The featured song of that May 1952 session at Nashville's Tulane Hotel was J.D. Miller's answer to Hank Thompson's red-hot "The Wild Side of Life." Expressing the age-old woman's point of view that cheating men are responsible for fallen women, the song was "It Wasn't God Who Made Honky Tonk Angels." (Thompson's chorus said, "I didn't know God made honky-tonk angels.") Wells' record sold some 800,000 copies in spite of -- or perhaps because of -- being banned from play on the NBC Network and hence from live performance on the NBC-affiliated Grand Ole Opry.

Soon enough, Wells recorded more hits of plaintive heartbreak from the woman's point of view, many dealing quite frankly with modern social problems in the process: "Release Me," "I Heard the Juke Box Playing," "I Gave My Wedding Dress Away," "Making Believe," "Paying for That Back Street Affair," "Your Wild Life's Gonna Get You Down," "Mommy for a Day" and "Heartbreak USA." Wells' plaintive, heartfelt singing voice proved the perfect vehicle for this type of song, suitably framed in most cases by Shot Jackson's crying steel guitar. (He normally played Dobro on Johnnie & Jack's sessions.)

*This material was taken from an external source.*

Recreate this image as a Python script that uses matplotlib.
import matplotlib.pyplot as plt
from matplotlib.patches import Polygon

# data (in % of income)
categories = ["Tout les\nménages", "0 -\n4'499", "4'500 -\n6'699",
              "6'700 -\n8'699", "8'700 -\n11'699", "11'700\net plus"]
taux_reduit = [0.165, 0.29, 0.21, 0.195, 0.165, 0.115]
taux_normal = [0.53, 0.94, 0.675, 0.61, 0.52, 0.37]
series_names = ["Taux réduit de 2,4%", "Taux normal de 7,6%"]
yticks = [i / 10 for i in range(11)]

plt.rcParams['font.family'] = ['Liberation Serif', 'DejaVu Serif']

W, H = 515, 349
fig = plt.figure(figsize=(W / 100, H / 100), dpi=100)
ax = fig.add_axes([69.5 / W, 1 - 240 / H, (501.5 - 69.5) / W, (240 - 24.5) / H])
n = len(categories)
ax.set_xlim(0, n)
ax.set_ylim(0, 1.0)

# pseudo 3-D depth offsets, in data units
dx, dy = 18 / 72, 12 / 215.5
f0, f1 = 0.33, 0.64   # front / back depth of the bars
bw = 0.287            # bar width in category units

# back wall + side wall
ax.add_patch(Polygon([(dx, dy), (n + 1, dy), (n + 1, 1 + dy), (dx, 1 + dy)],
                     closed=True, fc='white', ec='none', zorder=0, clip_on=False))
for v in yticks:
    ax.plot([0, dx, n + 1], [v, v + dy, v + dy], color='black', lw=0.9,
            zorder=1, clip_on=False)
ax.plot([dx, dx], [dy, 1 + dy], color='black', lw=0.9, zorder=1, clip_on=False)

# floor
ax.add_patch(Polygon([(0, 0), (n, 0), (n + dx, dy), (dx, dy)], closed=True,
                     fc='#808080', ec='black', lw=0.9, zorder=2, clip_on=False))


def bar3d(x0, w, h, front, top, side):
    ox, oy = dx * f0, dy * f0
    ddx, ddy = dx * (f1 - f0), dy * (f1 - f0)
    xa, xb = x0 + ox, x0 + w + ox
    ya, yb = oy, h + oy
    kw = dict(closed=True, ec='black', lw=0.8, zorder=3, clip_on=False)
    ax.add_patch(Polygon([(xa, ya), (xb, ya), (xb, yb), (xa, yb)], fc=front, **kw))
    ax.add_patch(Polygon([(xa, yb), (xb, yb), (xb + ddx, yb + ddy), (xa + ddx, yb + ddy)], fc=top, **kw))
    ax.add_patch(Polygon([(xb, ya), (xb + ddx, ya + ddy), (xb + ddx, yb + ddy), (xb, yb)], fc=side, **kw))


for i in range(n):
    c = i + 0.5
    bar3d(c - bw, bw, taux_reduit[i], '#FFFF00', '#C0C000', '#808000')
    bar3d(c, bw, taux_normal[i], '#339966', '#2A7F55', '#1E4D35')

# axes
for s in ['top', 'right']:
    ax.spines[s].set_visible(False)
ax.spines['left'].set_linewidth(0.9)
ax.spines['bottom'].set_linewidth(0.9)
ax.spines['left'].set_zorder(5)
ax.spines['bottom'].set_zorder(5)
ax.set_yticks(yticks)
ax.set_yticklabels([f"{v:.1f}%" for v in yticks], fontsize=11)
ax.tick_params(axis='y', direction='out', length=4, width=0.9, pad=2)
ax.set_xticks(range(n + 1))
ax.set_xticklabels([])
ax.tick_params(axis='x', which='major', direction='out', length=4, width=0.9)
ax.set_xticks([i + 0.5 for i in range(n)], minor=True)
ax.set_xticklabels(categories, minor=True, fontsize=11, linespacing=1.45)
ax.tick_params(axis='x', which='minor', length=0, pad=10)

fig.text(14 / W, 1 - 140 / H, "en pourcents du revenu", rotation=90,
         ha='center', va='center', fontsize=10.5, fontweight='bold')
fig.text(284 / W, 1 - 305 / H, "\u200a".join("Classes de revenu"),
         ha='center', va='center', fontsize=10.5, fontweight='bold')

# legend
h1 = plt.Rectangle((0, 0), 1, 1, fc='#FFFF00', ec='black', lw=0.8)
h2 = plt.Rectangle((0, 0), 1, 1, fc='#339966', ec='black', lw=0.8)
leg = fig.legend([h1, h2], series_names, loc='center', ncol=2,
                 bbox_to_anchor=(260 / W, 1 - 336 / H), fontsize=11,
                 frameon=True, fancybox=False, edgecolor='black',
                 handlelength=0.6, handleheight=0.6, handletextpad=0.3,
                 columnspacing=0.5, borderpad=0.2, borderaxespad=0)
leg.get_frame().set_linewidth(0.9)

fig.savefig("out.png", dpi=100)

Usually dressed in the billowy gingham of a bygone era, Well's stage presence and her quiet, happy family life seemed to belie so many of her hit song themes -- most often the pain and heartbreak of weak, sinful, sometimes worldly-wise and often victimized womanhood. Never eloquent discussing her success, Wells would just demurely smile or defer to Wright when questioned about such an obvious contrast while taking the money to the bank as sums from record sales and touring which very soon dwarfed that initial $125 recording session fee.

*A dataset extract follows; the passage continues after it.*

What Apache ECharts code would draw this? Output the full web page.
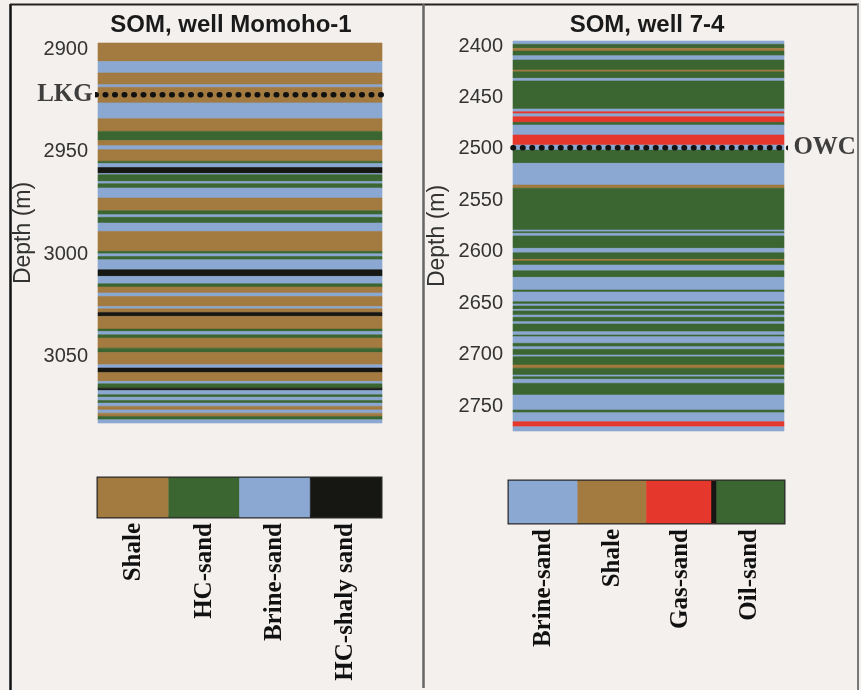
<!DOCTYPE html>
<html>
<head>
<meta charset="utf-8">
<script src="https://cdn.jsdelivr.net/npm/echarts@6/dist/echarts.min.js"></script>
<style>
  html, body { margin: 0; padding: 0; background: #f3f0ed; }
  #chart { width: 861px; height: 690px; }
</style>
</head>
<body>
<div id="chart"></div>
<script>
// Facies classes shown in each well's colour key
const momohoClasses = ['Shale', 'HC-sand', 'Brine-sand', 'HC-shaly sand'];
const well74Classes = ['Brine-sand', 'Shale', 'Gas-sand', 'Oil-sand'];

// Facies codes used in the layer lists
const codeName = { S: 'Shale', H: 'HC-sand', B: 'Brine-sand', K: 'HC-shaly sand', G: 'Gas-sand', O: 'Oil-sand' };

// Well Momoho-1: layer boundaries (m) and the facies of each layer
const momohoDepths = [2897.0, 2906.0, 2911.6, 2917.3, 2918.6, 2926.2, 2933.9, 2940.1, 2944.6, 2947.1,
  2949.0, 2954.7, 2955.7, 2957.7, 2960.6, 2961.2, 2964.5, 2965.6, 2967.7, 2972.6,
  2978.8, 2980.7, 2982.0, 2984.8, 2988.9, 2998.6, 2999.8, 3001.1, 3002.7, 3007.6,
  3010.8, 3014.4, 3016.0, 3018.9, 3020.6, 3025.5, 3026.6, 3028.4, 3030.3, 3036.5,
  3037.7, 3039.3, 3040.9, 3045.8, 3047.9, 3053.9, 3055.5, 3057.7, 3062.0, 3063.2,
  3065.3, 3066.4, 3068.5, 3069.7, 3071.3, 3072.6, 3074.2, 3075.9, 3077.5, 3079.1,
  3080.7, 3082.3];
const momohoFacies = ['S','B','S','B','S','B','S','H','S','B',
  'S','H','B','K','B','H','B','H','B','S',
  'H','B','H','B','S','H','B','H','B','K',
  'B','H','S','B','S','B','S','K','S','H',
  'B','H','S','H','S','B','K','S','B','H',
  'K','B','H','B','H','B','S','B','S','H',
  'B'];

// Well 7-4: layer boundaries (m) and the facies of each layer
const well74Depths = [2395.1, 2398.3, 2402.2, 2404.9, 2409.4, 2413.6, 2423.3, 2425.0, 2431.4, 2434.0,
  2461.2, 2463.9, 2465.8, 2468.7, 2474.2, 2476.8, 2486.5, 2496.2, 2501.1, 2514.0,
  2535.1, 2538.3, 2578.9, 2580.5, 2582.1, 2584.7, 2596.7, 2601.0, 2607.4, 2609.0,
  2612.9, 2618.5, 2624.9, 2637.2, 2639.2, 2648.6, 2650.8, 2652.8, 2656.0, 2657.6,
  2661.5, 2663.8, 2668.0, 2670.3, 2677.8, 2681.0, 2682.6, 2689.0, 2692.3, 2694.9,
  2700.4, 2702.1, 2710.1, 2713.3, 2719.9, 2721.5, 2724.0, 2727.9, 2739.3, 2753.9,
  2756.5, 2765.3, 2770.1, 2774.3];
const well74Facies = ['B','O','S','O','B','O','S','O','B','O',
  'B','G','B','G','O','B','G','B','O','B',
  'S','O','B','O','B','O','B','O','S','O',
  'B','O','B','O','B','O','B','O','B','O',
  'B','O','B','O','B','O','B','O','B','O',
  'B','O','S','O','B','O','B','O','B','O',
  'B','G','B'];

// Marker horizons
const lkgDepth = 2922.2;
const owcDepth = 2499.0;

// Depth tick labels
const momohoTicks = [2900, 2950, 3000, 3050];
const well74Ticks = [2400, 2450, 2500, 2550, 2600, 2650, 2700, 2750];

// Display colours per facies class
const faciesColor = {
  'Shale': '#a37a3f',
  'HC-sand': '#3b6631',
  'Brine-sand': '#8aa8d2',
  'HC-shaly sand': '#161613',
  'Gas-sand': '#e5372b',
  'Oil-sand': '#3b6631'
};

function layerData(depths, facies) {
  return facies.map((code, i) => ({
    value: [0, depths[i], depths[i + 1]],
    itemStyle: { color: faciesColor[codeName[code]] }
  }));
}

// Each layer is a full-width band between its top and base depth
function layerRect(params, api) {
  const a = api.coord([0, api.value(1)]);
  const b = api.coord([1, api.value(2)]);
  const c = api.visual('color');
  return {
    type: 'rect',
    shape: { x: a[0], y: a[1], width: b[0] - a[0], height: b[1] - a[1] },
    style: { fill: c, stroke: c, lineWidth: 0.6 }
  };
}

// One colour cell per class in the key; the oil-sand cell carries a dark edge on its left
function keyCell(params, api) {
  const bw = api.size([1, 0])[0];
  const top = api.coord([api.value(0), 1]);
  const bot = api.coord([api.value(0), 0]);
  const x0 = top[0] - bw / 2;
  const c = api.visual('color');
  const children = [{
    type: 'rect',
    shape: { x: x0, y: top[1], width: bw, height: bot[1] - top[1] },
    style: { fill: c, stroke: c, lineWidth: 0.5 }
  }];
  if (api.value(2) === 1) {
    children.push({
      type: 'rect', z2: 5,
      shape: { x: x0 - 4, y: top[1], width: 5, height: bot[1] - top[1] },
      style: { fill: '#151513' }
    });
  }
  return { type: 'group', children };
}

const sans = 'Liberation Sans, Arial, sans-serif';
const serif = 'Liberation Serif, Times New Roman, serif';

function depthAxis(gridIndex, lo, hi, ticks, gap) {
  return {
    gridIndex, type: 'value', inverse: true, min: lo, max: hi,
    name: 'Depth (m)', nameLocation: 'middle', nameGap: gap, nameRotate: 90,
    nameTextStyle: { fontFamily: sans, fontSize: 23, color: '#333' },
    axisLine: { show: false }, axisTick: { show: false }, splitLine: { show: false },
    axisLabel: { customValues: ticks, formatter: v => String(v), fontFamily: sans, fontSize: 20, color: '#333', margin: 10 }
  };
}

function keyAxis(gridIndex, classes, margin) {
  return {
    gridIndex, type: 'category', data: classes,
    axisLine: { show: false }, axisTick: { show: false },
    axisLabel: { rotate: 90, margin, fontFamily: serif, fontWeight: 'bold', fontSize: 25, color: '#111', interval: 0 }
  };
}

function keySeries(axisIndex, classes) {
  return {
    type: 'custom', xAxisIndex: axisIndex, yAxisIndex: axisIndex, silent: true,
    encode: { x: 0, y: 1 }, renderItem: keyCell,
    data: classes.map((n, i) => ({
      value: [i, 1, n === 'Oil-sand' ? 1 : 0],
      itemStyle: { color: faciesColor[n] }
    }))
  };
}

const dotted = { color: '#111', width: 5.5, type: [0.5, 9], cap: 'round' };
const markerText = { fontFamily: serif, fontWeight: 'bold', fontSize: 25, color: '#111' };

const chart = echarts.init(document.getElementById('chart'), null, { renderer: 'canvas' });
chart.setOption({
  backgroundColor: '#f3f0ed',
  animation: false,
  grid: [
    { left: 98, top: 43, width: 284, height: 380 },
    { left: 513, top: 41, width: 271, height: 390 },
    { left: 98, top: 478, width: 283, height: 39, show: true, borderColor: '#2a2a2a', borderWidth: 3, backgroundColor: 'transparent' },
    { left: 509, top: 481, width: 275, height: 42, show: true, borderColor: '#2a2a2a', borderWidth: 3, backgroundColor: 'transparent' }
  ],
  xAxis: [
    { gridIndex: 0, type: 'value', min: 0, max: 1, show: false },
    { gridIndex: 1, type: 'value', min: 0, max: 1, show: false },
    keyAxis(2, momohoClasses, 6),
    keyAxis(3, well74Classes, 6)
  ],
  yAxis: [
    depthAxis(0, momohoDepths[0], momohoDepths[momohoDepths.length - 1], momohoTicks, 63),
    depthAxis(1, well74Depths[0], well74Depths[well74Depths.length - 1], well74Ticks, 64),
    { gridIndex: 2, type: 'value', min: 0, max: 1, show: false },
    { gridIndex: 3, type: 'value', min: 0, max: 1, show: false }
  ],
  series: [
    {
      type: 'custom', xAxisIndex: 0, yAxisIndex: 0, silent: true,
      encode: { x: 0, y: [1, 2] }, renderItem: layerRect,
      data: layerData(momohoDepths, momohoFacies)
    },
    {
      type: 'custom', xAxisIndex: 1, yAxisIndex: 1, silent: true,
      encode: { x: 0, y: [1, 2] }, renderItem: layerRect,
      data: layerData(well74Depths, well74Facies)
    },
    keySeries(2, momohoClasses),
    keySeries(3, well74Classes),
    {
      type: 'line', xAxisIndex: 0, yAxisIndex: 0, silent: true, clip: false,
      symbol: 'none', lineStyle: dotted, z: 5,
      data: [[-0.008, lkgDepth], [1, lkgDepth]]
    },
    {
      type: 'scatter', xAxisIndex: 0, yAxisIndex: 0, silent: true, clip: false,
      symbolSize: 0, z: 6,
      label: { show: true, position: 'left', distance: 3, formatter: 'LKG', ...markerText },
      data: [[-0.008, lkgDepth]]
    },
    {
      type: 'line', xAxisIndex: 1, yAxisIndex: 1, silent: true, clip: false,
      symbol: 'none', lineStyle: dotted, z: 5,
      data: [[0, owcDepth], [1.02, owcDepth]]
    },
    {
      type: 'scatter', xAxisIndex: 1, yAxisIndex: 1, silent: true, clip: false,
      symbolSize: 0, z: 6,
      label: { show: true, position: 'right', distance: 4, formatter: 'OWC', ...markerText },
      data: [[1.02, owcDepth]]
    }
  ],
  graphic: [
    { type: 'text', x: 231, y: 25, silent: true,
      style: { text: 'SOM, well Momoho-1', fontFamily: sans, fontWeight: 'bold', fontSize: 24, fill: '#1a1a1a', align: 'center', verticalAlign: 'middle' } },
    { type: 'text', x: 647, y: 25, silent: true,
      style: { text: 'SOM, well 7-4', fontFamily: sans, fontWeight: 'bold', fontSize: 24, fill: '#1a1a1a', align: 'center', verticalAlign: 'middle' } },
    { type: 'line', silent: true, shape: { x1: 10.5, y1: 4, x2: 10.5, y2: 690 }, style: { stroke: '#111', lineWidth: 2.5 } },
    { type: 'line', silent: true, shape: { x1: 10, y1: 4.5, x2: 859, y2: 4.5 }, style: { stroke: '#222', lineWidth: 2 } },
    { type: 'line', silent: true, shape: { x1: 423.5, y1: 4, x2: 423.5, y2: 688 }, style: { stroke: '#666', lineWidth: 2.5 } },
    { type: 'line', silent: true, shape: { x1: 858, y1: 4, x2: 858, y2: 690 }, style: { stroke: '#777', lineWidth: 2 } }
  ]
});
</script>
</body>
</html>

By the mid-1950s, Wells also scored duet hits with the field's biggest male stars -- Decca labelmates Red Foley ("One by One" in 1954) and Roy Acuff ("Goodbye Mr. Brown" in 1955). For a time, Acuff and his Smoky Mountain Boys toured with Johnnie & Jack, Wells and the Tennessee Mountain Boys. (What could be more natural than the pairing of the King and Queen of Country Music?)

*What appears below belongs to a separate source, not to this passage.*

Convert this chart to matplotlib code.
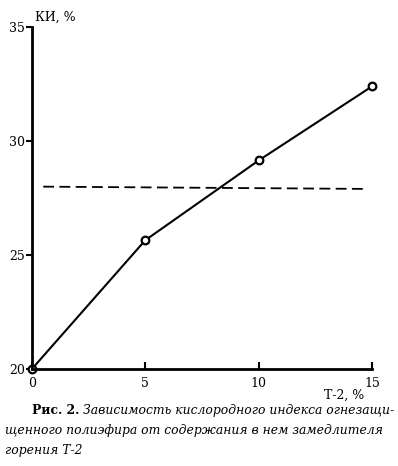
import matplotlib.pyplot as plt

t2 = [0, 5, 10, 15]
ki = [20.0, 25.65, 29.15, 32.4]
limit_x = [0.5, 14.8]
limit_y = [28.0, 27.9]

plt.rcParams["font.family"] = "DejaVu Serif"

fig = plt.figure(figsize=(3.98, 4.66), dpi=100)
ax = fig.add_axes([0.080, 0.208, 0.855, 0.734])

ax.plot(t2, ki, color="black", lw=1.5, marker="o", ms=5.5, mfc="white", mew=1.6, clip_on=False)
ax.plot(limit_x, limit_y, color="black", lw=1.3, dashes=(6, 3))

ax.set_xlim(0, 15)
ax.set_ylim(20, 35)
ax.set_xticks([0, 5, 10, 15])
ax.set_yticks([20, 25, 30, 35])
ax.spines["top"].set_visible(False)
ax.spines["right"].set_visible(False)
ax.spines["left"].set_linewidth(2)
ax.spines["bottom"].set_linewidth(2)
ax.tick_params(axis="x", direction="in", length=5, width=1.5, labelsize=9, pad=6)
ax.tick_params(axis="y", direction="out", length=4, width=1.5, labelsize=9, pad=1)

fig.text(0.088, 0.962, "КИ, %", fontsize=9, ha="left", va="center")
fig.text(0.915, 0.151, "Т-2, %", fontsize=9, ha="right", va="center")

# подпись к рисунку
cap = 8.9
bold = fig.text(0.080, 0.120, "Рис. 2. ", fontsize=cap, fontweight="bold", ha="left", va="center")
fig.canvas.draw()
bb = bold.get_window_extent().transformed(fig.transFigure.inverted())
fig.text(bb.x1, 0.120, "Зависимость кислородного индекса огнезащи-",
         fontsize=cap, style="italic", ha="left", va="center")
fig.text(0.012, 0.077, "щенного полиэфира от содержания в нем замедлителя",
         fontsize=cap, style="italic", ha="left", va="center")
fig.text(0.012, 0.034, "горения Т-2", fontsize=cap, style="italic", ha="left", va="center")

fig.savefig("out.png", dpi=100)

Still, it was Acuff who at one point advised Johnnie Wright against making Kitty Wells his headline act, telling him, "Women can't headline a country music show." Acuff's observation echoed another erroneous piece of traditional wisdom -- that women singers couldn't sell country records. Before long, the field boasted a veritable galaxy of headline female stars, like Jean Shepard, Patsy Cline, Skeeter Davis, Loretta Lynn, Melba Montgomery, Tammy Wynette, Norma Jean, Dolly Parton and Jan Howard. Wells' success had changed the face of country music forever.

Of her 84 singles which charted in Billboard magazine, 38 made the Top 10. Her last major hit came in 1971, but she recorded for years afterwards, leaving Decca/MCA for a short stint on Capricorn Records before settling onto the family-owned Ruboca label.

Jack Anglin's tragic death in a 1963 auto accident turned Wright into a solo singer, while the couple's son, Bobby Wright, had the most success of the children, both as a country singer and as an actor, working in the '60s as a cast member of the popular McHale's Navy TV show.

Wells was elected to the Country Music Hall of Fame in 1976. In 1989, she recorded the "Honky-Tonk Angels Medley" with K.D. Lang, Loretta Lynn and Brenda Lee, her final major recording project and a Grammy-nominated performance. In 1991, she was presented the Grammy Lifetime Achievement Award -- the first female country star so honored and only the third country artist who had received the honor (after Roy Acuff and Hank Williams).

Wells and Wright still played selected dates in the late 1990s and performed their farewell concert on Jan. 31, 2000, in Nashville.

Funeral services will be held Friday (July 20) at 1 p.m. at the Hendersonville Church of Christ in Hendersonville, Tenn.